The IPI global network mourns the death of the French journalist Frédéric Leclerc-Imhoff, who was tragically killed by Russian shelling in the city of Severodonetsk in eastern Ukraine on May 30. Leclerc-Imhoff had been a cameraman and reporter for the national TV station BFMTV since 2016. We express our deepest condolences to his family, friends, and colleagues.
Leclerc-Imhoff had been covering the evacuation efforts in the Luhansk region, which has become a focal point of fighting by Russian forces in recent weeks. According to BFMTV, Leclerc-Imhoff was following a humanitarian operation in an armored vehicle when he was struck by shrapnel from a Russian grenade. Two colleagues, Maxime Brandstaette and Oksana Leuta, were also injured, according to reports.
“IPI is deeply saddened by the death of Frédéric Leclerc-Imhoff, and our thoughts are with his family and colleagues”, said IPI Director of Advocacy Amy Brouillette. “We call for an immediate and independent investigation into the circumstances of his death to determine if the humanitarian convoy was intentionally targeted by Russian forces, which would constitute a war crime under international law.”
The French president Emmanuel Macron expressed his condolences to Leclerc-Imhoff’s family and colleagues, saying that the journalist was in Ukraine “to show the reality of war”. Ukrainian president Volodymyr Zelensky condemned the attack.
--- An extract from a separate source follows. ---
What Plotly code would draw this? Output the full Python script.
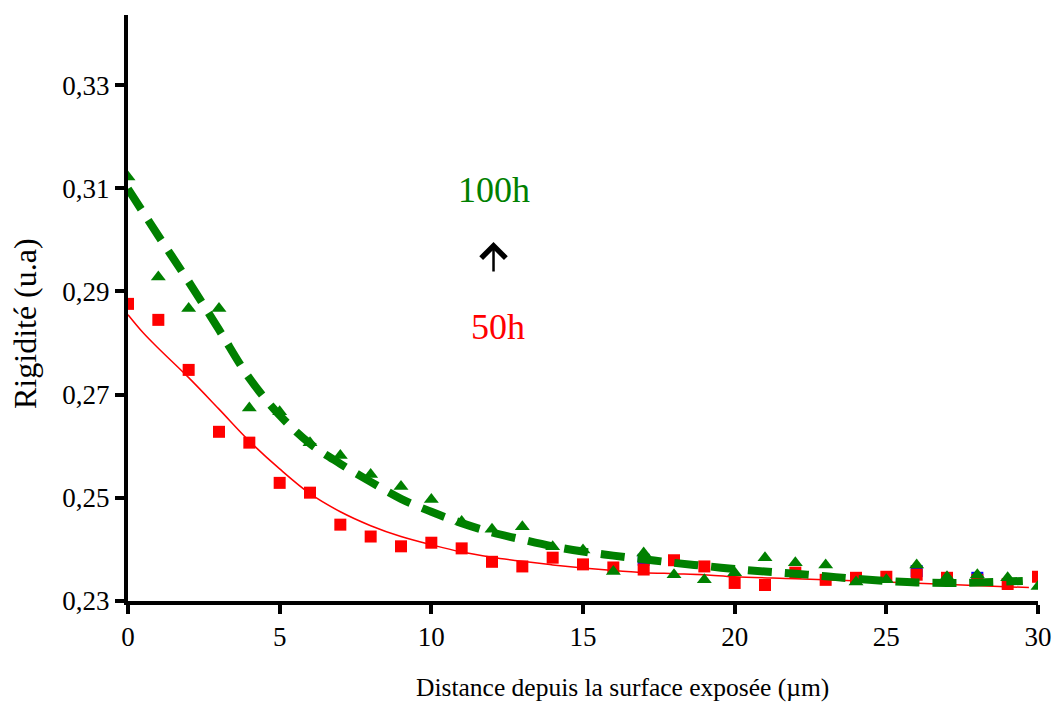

The French Ministry of Foreign Affairs released a statement calling for an independent investigation into Leclerc-Imhoff’s death, and reaffirmed the nation’s commitment to press freedom and the protection of journalists. In a separate press release, French foreign minister Catherine Colonna condemned the attack on a humanitarian convoy and reiterated the need for an independent investigation. The French national anti-terrorist prosecutor’s office has also launched a investigation into the journalist’s death.
Eight journalists and media workers in Ukraine have so far been killed in the line of duty since February 24, according to IPI’s monitoring data. There is evidence at least two more may have been killed by Russian troops in occupied territory in apparent connection to their profession.
As underscored in the Perugia Declaration for Ukraine, those responsible for the killing of journalists must be held accountable and brought to justice under national and international law.